Company Materials” means the Software and related Specifications, Documentation and Company Systems and any and all other information, data, documents, materials, works and other content, devices, methods, processes, hardware, software and other technologies and inventions, including any deliverables, technical or functional descriptions, requirements, plans or reports, that are provided or used by the Company or any Subcontractor in connection with the Software or otherwise comprise or relate to the Software or Company Systems.
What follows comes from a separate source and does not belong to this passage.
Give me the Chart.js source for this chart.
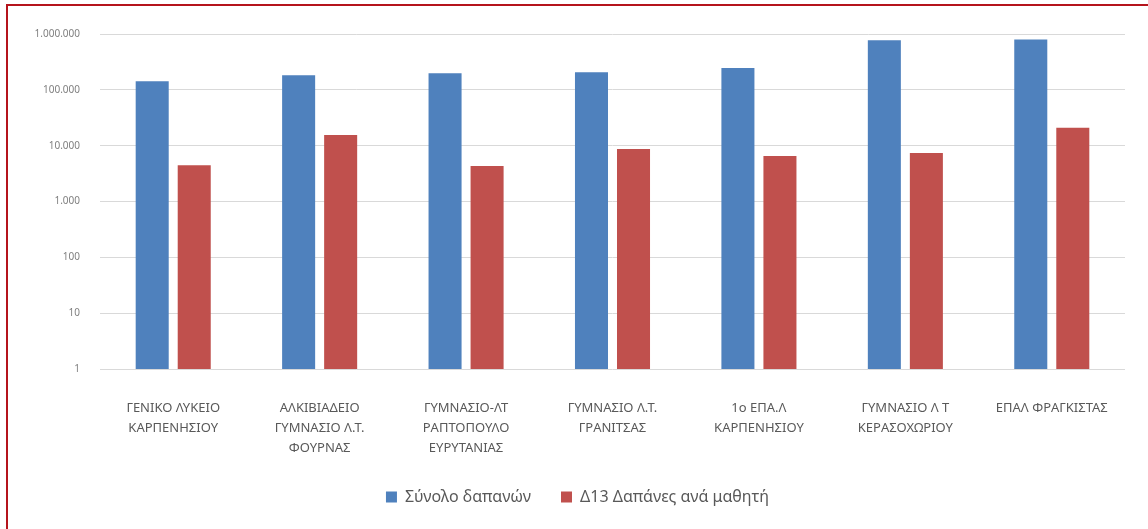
<!DOCTYPE html>
<html>
<head>
<meta charset="utf-8">
<script src="https://cdn.jsdelivr.net/npm/chart.js@4"></script>
<style>
  html, body { margin: 0; padding: 0; background: #fff; }
  #wrap { position: relative; width: 1148px; height: 529px; overflow: hidden; }
  /* κόκκινο πλαίσιο (μόνο πάνω και αριστερά φαίνονται) */
  #frame { position: absolute; left: 6px; top: 4px; right: -10px; bottom: -10px;
           border-left: 2px solid #b5141c; border-top: 2px solid #b5141c; }
  canvas { position: absolute; left: 0; top: 0; }
</style>
</head>
<body>
<div id="wrap">
  <div id="frame"></div>
  <canvas id="chart" width="1148" height="529"></canvas>
</div>
<script>
// σχολεία (γραμμές ετικέτας)
var sxoleia = [
  ['ΓΕΝΙΚΟ ΛΥΚΕΙΟ', 'ΚΑΡΠΕΝΗΣΙΟΥ'],
  ['ΑΛΚΙΒΙΑΔΕΙΟ', 'ΓΥΜΝΑΣΙΟ Λ.Τ.', 'ΦΟΥΡΝΑΣ'],
  ['ΓΥΜΝΑΣΙΟ-ΛΤ', 'ΡΑΠΤΟΠΟΥΛΟ', 'ΕΥΡΥΤΑΝΙΑΣ'],
  ['ΓΥΜΝΑΣΙΟ Λ.Τ.', 'ΓΡΑΝΙΤΣΑΣ'],
  ['1ο ΕΠΑ.Λ', 'ΚΑΡΠΕΝΗΣΙΟΥ'],
  ['ΓΥΜΝΑΣΙΟ Λ Τ', 'ΚΕΡΑΣΟΧΩΡΙΟΥ'],
  ['ΕΠΑΛ ΦΡΑΓΚΙΣΤΑΣ']
];
var synoloDapanon  = [143000, 183000, 198000, 207000, 247000, 770000, 800000];
var dapanesAnaMathiti = [4450, 15500, 4330, 8700, 6530, 7400, 20900];
var yTicks = [1, 10, 100, 1000, 10000, 100000, 1000000];

function formatTeleia(v) {
  return String(Math.round(v)).replace(/\B(?=(\d{3})+(?!\d))/g, '.');
}

var ctx = document.getElementById('chart');
var chart = new Chart(ctx, {
  type: 'bar',
  data: {
    labels: sxoleia,
    datasets: [
      {
        label: 'Σύνολο δαπανών',
        data: synoloDapanon,
        backgroundColor: '#4f81bd',
        categoryPercentage: 0.574,
        barPercentage: 0.786
      },
      {
        label: 'Δ13 Δαπάνες ανά μαθητή',
        data: dapanesAnaMathiti,
        backgroundColor: '#c0504d',
        categoryPercentage: 0.574,
        barPercentage: 0.786
      }
    ]
  },
  options: {
    responsive: false,
    animation: false,
    // αριστερό padding ώστε το υπόμνημα να κεντράρεται λίγο δεξιότερα
    layout: { padding: { left: 30, right: 23, top: 34, bottom: 14 } },
    plugins: {
      tooltip: { enabled: false },
      legend: {
        position: 'bottom',
        labels: {
          boxWidth: 11, boxHeight: 11,
          padding: 30,
          color: '#595959',
          font: { family: 'Noto Sans', size: 16 }
        }
      }
    },
    scales: {
      x: {
        grid: { display: false },
        border: { display: false },
        ticks: {
          color: '#595959',
          padding: 21,
          maxRotation: 0,
          autoSkip: false,
          font: { family: 'Noto Sans', size: 13, lineHeight: '20px' }
        },
        afterFit: function(scale) { scale.height = 90; }
      },
      y: {
        type: 'logarithmic',
        min: 1,
        max: 1000000,
        grid: { color: '#d9d9d9', lineWidth: 1, drawTicks: false },
        border: { display: false },
        ticks: {
          color: '#7f7f7f',
          padding: 20,
          font: { family: 'Noto Sans', size: 10 },
          callback: function(v) { return formatTeleia(v); }
        },
        afterBuildTicks: function(scale) {
          scale.ticks = yTicks.map(function(v) { return { value: v }; });
        },
        afterFit: function(scale) { scale.width = 70; }
      }
    }
  }
});
</script>
</body>
</html>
For the avoidance of doubt, Company Materials include Resultant Data and any information, data or other content derived from the Company’s monitoring of the Authorized User’s access to or use of the Software, but does not include Customer Data.
“Resultant Data” means information, data, and other content that is derived by or through the Software from Processing Customer Data that has all Personnel Information removed from the data and is sufficiently different
from such Customer Data that such Customer cannot be identified from the inspection, analysis or further Processing of such information, data or content.
The defense and indemnification obligations under this Section 15.2 are expressly limited in the amount of monetary liability that Company will provide and/or incur for both its defense and indemnification obligations (in aggregate) by the amount set forth in the Cap on Monetary Liability provision in Section 5.3 of the General Terms and Conditions of the Services Agreement.